2. Private Clouds: Private Clouds are cloud infrastructure operated solely for an organization either by the IT of the organization or 3rd party. The infrastructure can be present inside of the organization’s firewall or operated in a 3rd party datacenter. Cloud economics will not be in play here but organizations can take advantage of other cloud characteristics like better utilization and elasticity.

3. Community Clouds: Community Clouds are cloud infrastructure shared by different organizations that supports specific community or verticals with shared needs. One or more of the participating organizations or a 3rd party may manage the infrastructure. The infrastructure can be present either inside the firewall or with 3rd party datacenters.

4. Hybrid Clouds: Hybrid Clouds are cloud infrastructure made up of two or more clouds (public, private, community) with one of them leveraged from a public cloud provider. These are independent cloud deployments that are bound together by standardized or proprietary technology that enables data and application portability. Usually, enterprises with a private cloud infrastructure tap into public clouds to push certain non-critical workloads in order to meet their sudden resource requirements

10 main requirements for SaaS/Cloud applications

Find interesting post regarding 10 main requirements for SaaS/Cloud applications. Below is short notes:

1. True Multi-tenancy. Multi-tenancy is the only proven SaaS delivery architecture that eliminates many of the problems created by the traditional software licensing and upgrade model—period.
2. Regularly Delivered, Vendor-Managed Updates. A cloud application is a single version of software that is regularly updated, often several times a year, for all customers, at no additional charge.
3. Seamless Integration On Demand. Cloud applications should be built from the ground up to lower the cost, time, and risk of integrating them with existing on-premise and on-demand applications.
4. Business-Driven Configurability. Cloud apps should be configurable, so your IT organization is freed from costly customizations (the most over-rated virtue of traditional software, in my opinion), and businesspeople can configure processes that meet the specific needs of the organization. That said, you should be able to choose from among multiple types of configurations.
5. World-Class Data Center and Security. A cloud application provider should be able to offer world-class security and data privacy better than its customers can do on their own, and at no additional cost. That includes physical, network, application, and data-level security, as well as full back-up and disaster recovery. The provider should be compliant with security-oriented laws and auditing programs, including Safe Harbor, ISO 27001, and SAS70 Type II.
6. A High-Performance, Sustainable IT Infrastructure. The provider should maintain a high-performance IT infrastructure, which includes the data centers and databases, operating systems, networks, and storage systems used to run cloud applications and manage customer data.
7. Predictable Total Cost of Ownership Model. There should be no surprise costs with cloud applications. Implementation costs should be predictable, subscription-based pricing should have no hidden fees, and no investments should be required for hardware and software license fees.
8. Faster Deployment. Since cloud applications don’t require investments and installation of hardware and software, you should be able to get them running and productive in a fraction of the time compared with on-premise software.
9. Control.

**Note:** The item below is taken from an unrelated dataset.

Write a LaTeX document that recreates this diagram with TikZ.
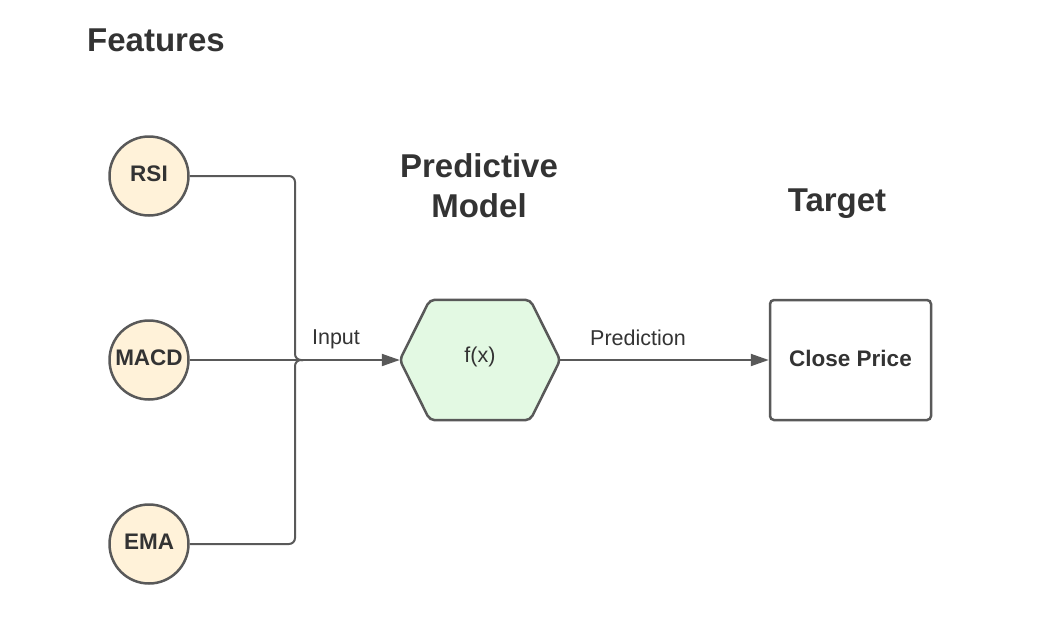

Cloud applications should allow you complete control of your organization’s data, even though it is located off premise. Nothing should hinder your ability to import, export, purge, and archive data to and from the application without having to first contact the SaaS vendor.
10. Liberation from Non-Strategic IT Issues. Cloud applications should free teams from time and energy spent on non-strategic, back-office IT operations and software coding. Today and into the future, the most highly valued CIOs—the ones that become heroes to the business—are those who are closely aligned with strategic business initiatives and drive the IT projects that support those initiatives.